The future of high speed aviation. Supersonic Natural Laminar Flow. Pioneered by Aerion.

Every aircraft takes advantage of Natural Laminar Flow (NLF) to some extent. Designers and Aerodynamicists strive to generate as much NLF as possible but always end up with compromises. Natural laminar flow at supersonic speeds was proven to exist in a rocket test in 1947. Dr. Richard Tracy had a vision to design a supersonic jet that took advantage of this technology to the fullest. His doctoral thesis and subsequent career have evolved around this technology. Aerion’s patented tapered bi-convex wing proven in 1999 on a NASA F-15 test bed was indeed the starting point of our technology advantage. Aerion through judicious use of CFD, MDO, wind tunnel and continuing real world flight testing has harnessed Supersonic Natural Laminar Flow for use today and well into the future of aviation.

Technology maturation

During the past decade Aerion has conducted numerous natural laminar flow tests in world-class wind tunnels and aboard supersonic jets. These tests have verified the existence of large extents of natural laminar flow (NLF) on wings and validated our ability to predict and optimize for laminar flow. Aerion is now focused on more detailed aspects of laminar flow.

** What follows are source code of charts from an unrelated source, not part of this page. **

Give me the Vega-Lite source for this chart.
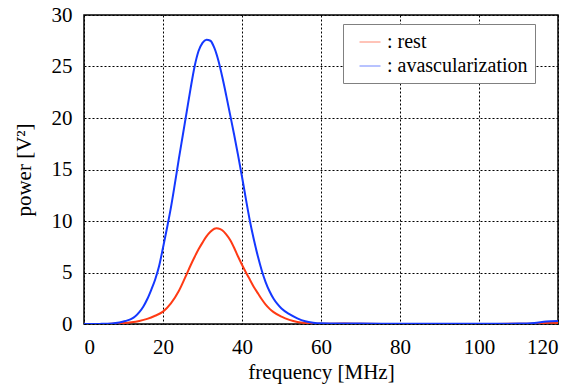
{
  "$schema": "https://vega.github.io/schema/vega-lite/v6.json",
  "width": 474,
  "height": 309,
  "autosize": {"type": "none"},
  "padding": {"left": 84, "top": 15, "right": 22, "bottom": 61},
  "background": "white",
  "config": {
    "view": {"stroke": "black", "strokeWidth": 1.5},
    "axis": {
      "labelFont": "Liberation Serif",
      "titleFont": "Liberation Serif",
      "labelFontSize": 21,
      "titleFontSize": 21,
      "labelFontWeight": "normal",
      "titleFontWeight": "normal",
      "labelColor": "black",
      "titleColor": "black",
      "ticks": false,
      "domain": false,
      "grid": true,
      "gridColor": "black",
      "gridDash": [2, 2],
      "gridWidth": 1,
      "gridOpacity": 1
    },
    "legend": {
      "labelFont": "Liberation Serif",
      "labelFontSize": 20,
      "labelColor": "black"
    }
  },
  "data": {
    "values": [
      {"f": 0, "p": 0, "s": "rest"},
      {"f": 4, "p": 0, "s": "rest"},
      {"f": 6, "p": 0.01, "s": "rest"},
      {"f": 8, "p": 0.04, "s": "rest"},
      {"f": 10, "p": 0.09, "s": "rest"},
      {"f": 12, "p": 0.17, "s": "rest"},
      {"f": 14, "p": 0.3, "s": "rest"},
      {"f": 16, "p": 0.5, "s": "rest"},
      {"f": 18, "p": 0.8, "s": "rest"},
      {"f": 20, "p": 1.2, "s": "rest"},
      {"f": 22, "p": 2.0, "s": "rest"},
      {"f": 24, "p": 3.2, "s": "rest"},
      {"f": 26, "p": 4.85, "s": "rest"},
      {"f": 27, "p": 5.7, "s": "rest"},
      {"f": 28, "p": 6.5, "s": "rest"},
      {"f": 29, "p": 7.25, "s": "rest"},
      {"f": 30, "p": 7.9, "s": "rest"},
      {"f": 31, "p": 8.5, "s": "rest"},
      {"f": 32, "p": 8.95, "s": "rest"},
      {"f": 33, "p": 9.25, "s": "rest"},
      {"f": 33.5, "p": 9.3, "s": "rest"},
      {"f": 34, "p": 9.28, "s": "rest"},
      {"f": 35, "p": 9.1, "s": "rest"},
      {"f": 36, "p": 8.7, "s": "rest"},
      {"f": 37, "p": 8.15, "s": "rest"},
      {"f": 38, "p": 7.4, "s": "rest"},
      {"f": 39, "p": 6.55, "s": "rest"},
      {"f": 40, "p": 5.75, "s": "rest"},
      {"f": 41, "p": 5.0, "s": "rest"},
      {"f": 42, "p": 4.3, "s": "rest"},
      {"f": 43, "p": 3.6, "s": "rest"},
      {"f": 44, "p": 3.0, "s": "rest"},
      {"f": 45, "p": 2.4, "s": "rest"},
      {"f": 46, "p": 1.88, "s": "rest"},
      {"f": 47, "p": 1.47, "s": "rest"},
      {"f": 48, "p": 1.15, "s": "rest"},
      {"f": 50, "p": 0.71, "s": "rest"},
      {"f": 52, "p": 0.4, "s": "rest"},
      {"f": 54, "p": 0.2, "s": "rest"},
      {"f": 56, "p": 0.1, "s": "rest"},
      {"f": 58, "p": 0.05, "s": "rest"},
      {"f": 60, "p": 0.03, "s": "rest"},
      {"f": 66, "p": 0.04, "s": "rest"},
      {"f": 70, "p": 0.02, "s": "rest"},
      {"f": 80, "p": 0.01, "s": "rest"},
      {"f": 90, "p": 0.01, "s": "rest"},
      {"f": 100, "p": 0.01, "s": "rest"},
      {"f": 110, "p": 0.02, "s": "rest"},
      {"f": 116, "p": 0.08, "s": "rest"},
      {"f": 118, "p": 0.12, "s": "rest"},
      {"f": 120, "p": 0.1, "s": "rest"},
      {"f": 0, "p": 0, "s": "avascularization"},
      {"f": 2, "p": 0, "s": "avascularization"},
      {"f": 4, "p": 0.01, "s": "avascularization"},
      {"f": 6, "p": 0.03, "s": "avascularization"},
      {"f": 8, "p": 0.1, "s": "avascularization"},
      {"f": 10, "p": 0.25, "s": "avascularization"},
      {"f": 11, "p": 0.35, "s": "avascularization"},
      {"f": 12, "p": 0.5, "s": "avascularization"},
      {"f": 13, "p": 0.75, "s": "avascularization"},
      {"f": 14, "p": 1.15, "s": "avascularization"},
      {"f": 15, "p": 1.68, "s": "avascularization"},
      {"f": 16, "p": 2.4, "s": "avascularization"},
      {"f": 17, "p": 3.3, "s": "avascularization"},
      {"f": 18, "p": 4.3, "s": "avascularization"},
      {"f": 19, "p": 5.6, "s": "avascularization"},
      {"f": 20, "p": 7.4, "s": "avascularization"},
      {"f": 21, "p": 9.3, "s": "avascularization"},
      {"f": 22, "p": 11.3, "s": "avascularization"},
      {"f": 23, "p": 13.6, "s": "avascularization"},
      {"f": 24, "p": 16.0, "s": "avascularization"},
      {"f": 25, "p": 18.3, "s": "avascularization"},
      {"f": 26, "p": 20.6, "s": "avascularization"},
      {"f": 27, "p": 22.9, "s": "avascularization"},
      {"f": 28, "p": 25.0, "s": "avascularization"},
      {"f": 29, "p": 26.5, "s": "avascularization"},
      {"f": 30, "p": 27.3, "s": "avascularization"},
      {"f": 31, "p": 27.6, "s": "avascularization"},
      {"f": 32, "p": 27.5, "s": "avascularization"},
      {"f": 33, "p": 26.8, "s": "avascularization"},
      {"f": 34, "p": 25.6, "s": "avascularization"},
      {"f": 35, "p": 24.0, "s": "avascularization"},
      {"f": 36, "p": 22.2, "s": "avascularization"},
      {"f": 37, "p": 20.3, "s": "avascularization"},
      {"f": 38, "p": 18.4, "s": "avascularization"},
      {"f": 39, "p": 16.4, "s": "avascularization"},
      {"f": 40, "p": 14.3, "s": "avascularization"},
      {"f": 41, "p": 12.1, "s": "avascularization"},
      {"f": 42, "p": 10.0, "s": "avascularization"},
      {"f": 43, "p": 8.2, "s": "avascularization"},
      {"f": 44, "p": 6.6, "s": "avascularization"},
      {"f": 45, "p": 5.2, "s": "avascularization"},
      {"f": 46, "p": 4.05, "s": "avascularization"},
      {"f": 47, "p": 3.15, "s": "avascularization"},
      {"f": 48, "p": 2.45, "s": "avascularization"},
      {"f": 49, "p": 1.92, "s": "avascularization"},
      {"f": 50, "p": 1.5, "s": "avascularization"},
      {"f": 52, "p": 0.95, "s": "avascularization"},
      {"f": 54, "p": 0.55, "s": "avascularization"},
      {"f": 56, "p": 0.27, "s": "avascularization"},
      {"f": 58, "p": 0.13, "s": "avascularization"},
      {"f": 60, "p": 0.07, "s": "avascularization"},
      {"f": 64, "p": 0.05, "s": "avascularization"},
      {"f": 70, "p": 0.04, "s": "avascularization"},
      {"f": 80, "p": 0.03, "s": "avascularization"},
      {"f": 90, "p": 0.03, "s": "avascularization"},
      {"f": 100, "p": 0.02, "s": "avascularization"},
      {"f": 110, "p": 0.04, "s": "avascularization"},
      {"f": 114, "p": 0.1, "s": "avascularization"},
      {"f": 117, "p": 0.25, "s": "avascularization"},
      {"f": 120, "p": 0.3, "s": "avascularization"}
    ]
  },
  "mark": {"type": "line", "strokeWidth": 2, "clip": true, "interpolate": "monotone"},
  "encoding": {
    "x": {
      "field": "f",
      "type": "quantitative",
      "scale": {"domain": [0, 120], "nice": false},
      "axis": {"values": [0, 20, 40, 60, 80, 100, 120], "title": "frequency [MHz]", "titlePadding": 4, "labelPadding": 12}
    },
    "y": {
      "field": "p",
      "type": "quantitative",
      "scale": {"domain": [0, 30], "nice": false},
      "axis": {"values": [0, 5, 10, 15, 20, 25, 30], "title": "power [V²]", "titlePadding": 17, "labelPadding": 12}
    },
    "color": {
      "field": "s",
      "type": "nominal",
      "scale": {"domain": ["rest", "avascularization"], "range": ["#ff3a14", "#1438ff"]},
      "legend": {
        "title": null,
        "orient": "none",
        "legendX": 259,
        "legendY": 9,
        "symbolType": "stroke",
        "symbolSize": 441,
        "symbolStrokeWidth": 1,
        "symbolOpacity": 0.6,
        "symbolOffset": 9,
        "labelExpr": "': ' + datum.label",
        "labelLimit": 400,
        "strokeColor": "#808080",
        "fillColor": "white",
        "padding": 7,
        "rowPadding": 3,
        "labelOffset": 6
      }
    }
  }
}
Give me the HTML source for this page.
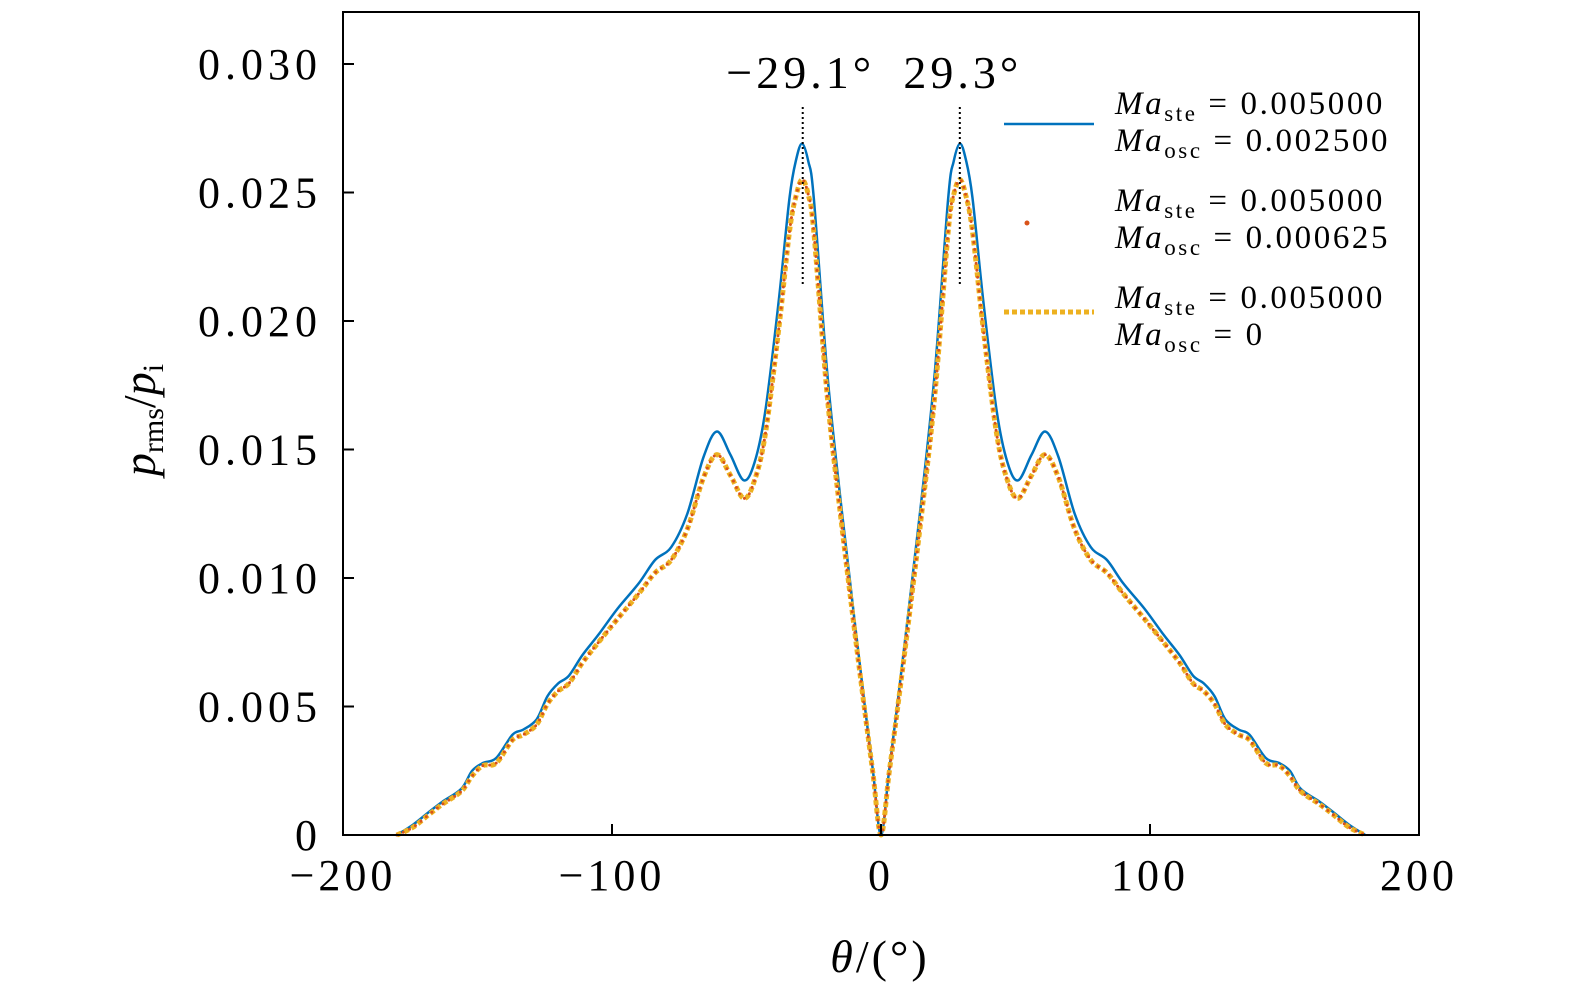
<!DOCTYPE html>
<html><head><meta charset="utf-8"><style>
html,body{margin:0;background:#fff;overflow:hidden}
svg{display:block}
svg text{font-family:"Liberation Serif","DejaVu Serif",serif;fill:#000}
</style></head><body>
<svg id="chart" width="1575" height="994" xmlns="http://www.w3.org/2000/svg">
<g id="plot"></g>
</svg>
<script>
const thetaR=[0,3,6,10,15,20,25,27,29.3,31.5,34,38,43,47,51,56,61,66,72,78,84,90,98,105,111,116,120,124,128,133,137,143,148,152,156,163,168,174,180];
const blueR=[0,0.0025,0.005,0.0085,0.013,0.018,0.0248,0.0262,0.0269,0.0263,0.0248,0.0208,0.0165,0.0145,0.0138,0.0148,0.0157,0.0147,0.0125,0.0112,0.0107,0.0098,0.0088,0.0078,0.0070,0.0062,0.0059,0.0054,0.0045,0.0041,0.0039,0.0030,0.0028,0.0025,0.0018,0.0013,0.0009,0.0004,0];
const orangeR=[0,0.0024,0.0048,0.0081,0.0124,0.0171,0.0235,0.0249,0.0255,0.0249,0.0235,0.0197,0.0156,0.0138,0.0131,0.0140,0.0148,0.0139,0.0119,0.0107,0.0102,0.0094,0.0084,0.0075,0.0067,0.0059,0.0056,0.0051,0.0043,0.0039,0.0037,0.0028,0.0027,0.0023,0.0017,0.0012,0.0008,0.0003,0];
const xTicks=[-200,-100,0,100,200];
const xTickLabels=["\u2212200","\u2212100","0","100","200"];
const yTicks=[0,0.005,0.01,0.015,0.02,0.025,0.03];
const yTickLabels=["0","0.005","0.010","0.015","0.020","0.025","0.030"];
const peakAngles=[-29.1,29.3];
const peakLabels=["\u221229.1\u00b0","29.3\u00b0"];

const L=343,R=1419,T=12,B=835;
const xs=v=>L+(v+200)/400*(R-L);
const ys=v=>B-v/0.03*(B-64);
const NS="http://www.w3.org/2000/svg";
const g=document.getElementById('plot');
function mk(t,a,p){const e=document.createElementNS(NS,t);for(const k in a)e.setAttribute(k,a[k]);(p||g).appendChild(e);return e;}
function full(th,vals){const t=[],v=[];for(let i=th.length-1;i>0;i--){t.push(-th[i]);v.push(vals[i]);}for(let i=0;i<th.length;i++){t.push(th[i]);v.push(vals[i]);}return [t,v];}
function path(th,vals){const [t,v]=full(th,vals);const P=t.map((a,i)=>[xs(a),ys(v[i])]);let d="M"+P[0][0]+","+P[0][1];for(let i=0;i<P.length-1;i++){const p0=P[Math.max(0,i-1)],p1=P[i],p2=P[i+1],p3=P[Math.min(P.length-1,i+2)];d+=" C"+(p1[0]+(p2[0]-p0[0])/6)+","+(p1[1]+(p2[1]-p0[1])/6)+" "+(p2[0]-(p3[0]-p1[0])/6)+","+(p2[1]-(p3[1]-p1[1])/6)+" "+p2[0]+","+p2[1];}return d;}

let e;
e=mk('path',{d:path(thetaR,blueR),fill:'none',stroke:'#0072bd','stroke-width':2.5});

e=mk('path',{d:path(thetaR,orangeR),fill:'none',stroke:'#edb120','stroke-width':5,'stroke-dasharray':'5 3'});

e=mk('path',{d:path(thetaR,orangeR),fill:'none',stroke:'#d95319','stroke-width':3,'stroke-dasharray':'0 7','stroke-linecap':'round'});


peakAngles.forEach((a,i)=>{
 const ln=mk('line',{x1:xs(a),x2:xs(a),y1:107,y2:287,stroke:'#000','stroke-width':2,'stroke-dasharray':'2 3'});
 
 const tx=mk('text',{x:xs(a)+(i?3:-2),y:88,'font-size':46,'letter-spacing':4,'text-anchor':'middle'});tx.textContent=peakLabels[i];
 
});

e=mk('rect',{x:L,y:T,width:R-L,height:B-T,fill:'none',stroke:'#000','stroke-width':2});

xTicks.forEach((v,i)=>{
 const t=mk('line',{x1:xs(v),x2:xs(v),y1:B,y2:B-11,stroke:'#000','stroke-width':2});
 
 const tx=mk('text',{x:xs(v),y:890,'font-size':44,'letter-spacing':4,'text-anchor':'middle'});tx.textContent=xTickLabels[i];
 
});
yTicks.forEach((v,i)=>{
 const t=mk('line',{x1:L,x2:L+11,y1:ys(v),y2:ys(v),stroke:'#000','stroke-width':2});
 
 const tx=mk('text',{x:322,y:ys(v)+15,'font-size':44,'letter-spacing':5,'text-anchor':'end'});tx.textContent=yTickLabels[i];
 
});
e=mk('text',{x:880,y:972,'font-size':46,'text-anchor':'middle','letter-spacing':3});
e.innerHTML='<tspan font-style="italic">θ</tspan>/(°)';

e=mk('text',{x:0,y:0,'font-size':46,'text-anchor':'middle',transform:'translate(155,420) rotate(-90)'});
e.innerHTML='<tspan font-style="italic">p</tspan><tspan font-size="30" dy="8">rms</tspan><tspan dy="-8">/</tspan><tspan font-style="italic">p</tspan><tspan font-size="30" dy="8">i</tspan>';


const legVals=[["0.005000","0.002500"],["0.005000","0.000625"],["0.005000","0"]];
legVals.forEach((lv,i)=>{
 const y0=114+i*97;
 const lg=mk('g',{});
 if(i==0)mk('line',{x1:1004,x2:1094,y1:y0+10,y2:y0+10,stroke:'#0072bd','stroke-width':2.5},lg);
 if(i==1)mk('circle',{cx:1027,cy:y0+12,r:2.5,fill:'#d95319'},lg);
 if(i==2)mk('line',{x1:1004,x2:1094,y1:y0+4,y2:y0+4,stroke:'#edb120','stroke-width':5,'stroke-dasharray':'5 3'},lg);
 [["ste",lv[0]],["osc",lv[1]]].forEach((s,j)=>{
  const t=mk('text',{x:1115,y:y0+j*37,'font-size':33,'letter-spacing':2.6},lg);
  t.innerHTML='<tspan font-style="italic">Ma</tspan><tspan font-size="23" dy="7">'+s[0]+'</tspan><tspan dy="-7"> = '+s[1]+'</tspan>';
 });
});
</script>
</body></html>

In recent testing, we installed a flow calibration plate and support system structure to the centerline pylon of NASA's F-15B test aircraft at NASA Dryden Flight Research Center and cleared the envelope to Mach 2. You can watch the chase plane footage in the video here. These flight tests surveyed the flow field and pressures around the calibration plate to facilitate the design of the test article for Phase II tests, which will focus on the effects of surface imperfections.

Today, we continue our mission to perfect the NLF wing technology and establish the world's first practical and efficient supersonic business jet, as well as improving the performance of subsonic aircraft.

Sonic boom compliance

The Aerion supersonic business jet (SBJ) will operate under existing sonic boom regulations with the potential to adapt as regulations are changed. For flights over the United States, where supersonic speed is not permitted, the SBJ can cruise efficiently at speeds up to Mach 0.99. In other populated parts of the world, International Civil Aviation Organization (ICAO) regulations imply that a sonic boom may not reach the ground. There, Aerion's SBJ can cruise as fast as Mach 1.1, while speeds up to Mach 1.6 will be feasible over oceans and other unrestricted areas.

As regulators consider how to handle a new generation of supersonic aircraft, Aerion has been a proactive and collaborative participant in the journey. We regularly brief government agencies on our program and participate in public forums to encourage development of new standards. However, the Aerion SBJ was designed from the outset to operate within existing regulations and thus does not require a rules change prior to its introduction into service.